The inspection will look for things like excess paper on desks, floors,
shelves, etc. The rule seems to be, if it's clearly out temporarily as
part of a report or project, it's okay, but loose piles laying all over,
especially if they look like they're out long-term, will be written up.
There shouldn't be any paper on the floor, and what's out on desks and
shelves should be in neat piles, which are less susceptible to
ignition. The best places for papers are in cabinets drawers and boxes
(tips on boxes later this week), but this is also a great time to
dispose of unnecessary papers by recycling them.


Bearing in mind this is a non-smoking building, I'm curious as to what they think I would be doing in my office that would render un-piled paper a major ignition hazard. If I leave a bog-roll on my desk, does that constitute a temporary project or a long-term issue, and would my 'piles' be subject to further inspection?

Joking aside, this is a major pain in the arse. No self-respecting scientist would have a desk free of cryptic paper printouts, the funding agencies expect it. I have a sneaking suspicion that this is a further attempt by the government to hold back the progress on climate research. So far, Bush has already moved a load of our NASA cash so that everyone can go to Mars in ten years, and we've even started getting letters from Republican Senators questioning any of our findings they don't like the sound of.

The safety inspection is next week, and we've been promised a similar email every day until then. I cannot wait until tomorrow's installment of preposterous safety tips.

Extreme Noise Terror

On the bus this morning, that all too familiar tinny beat of another person's earphones reminded me of why I hold UCLA undergraduates in such deep contempt. In one of his books, Douglas Adams describes a race of people afflicted with telepathy, and in order to prevent their deepest secrets from becoming known they go through life generating sufficient noise to suppress any thought whatsoever. Welcome to UCLA.

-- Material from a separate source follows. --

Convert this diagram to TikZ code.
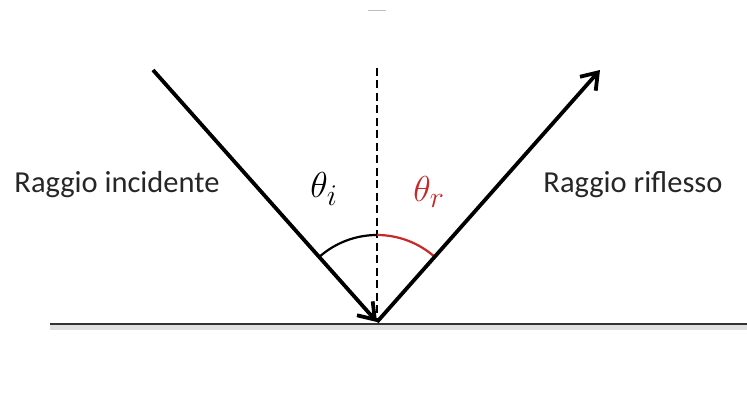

These supposedly intelligent people cannot bear to strut around campus without some kind of electronic noise generator stuck in their ear. If they're not bellowing inane platitudes into a mobile phone, they're listening to inane music on an iPod. I have no idea what deep thoughts these people are trying to suppress from their heads, but judging by their vacant expressions I would be surprised if it was worth the effort.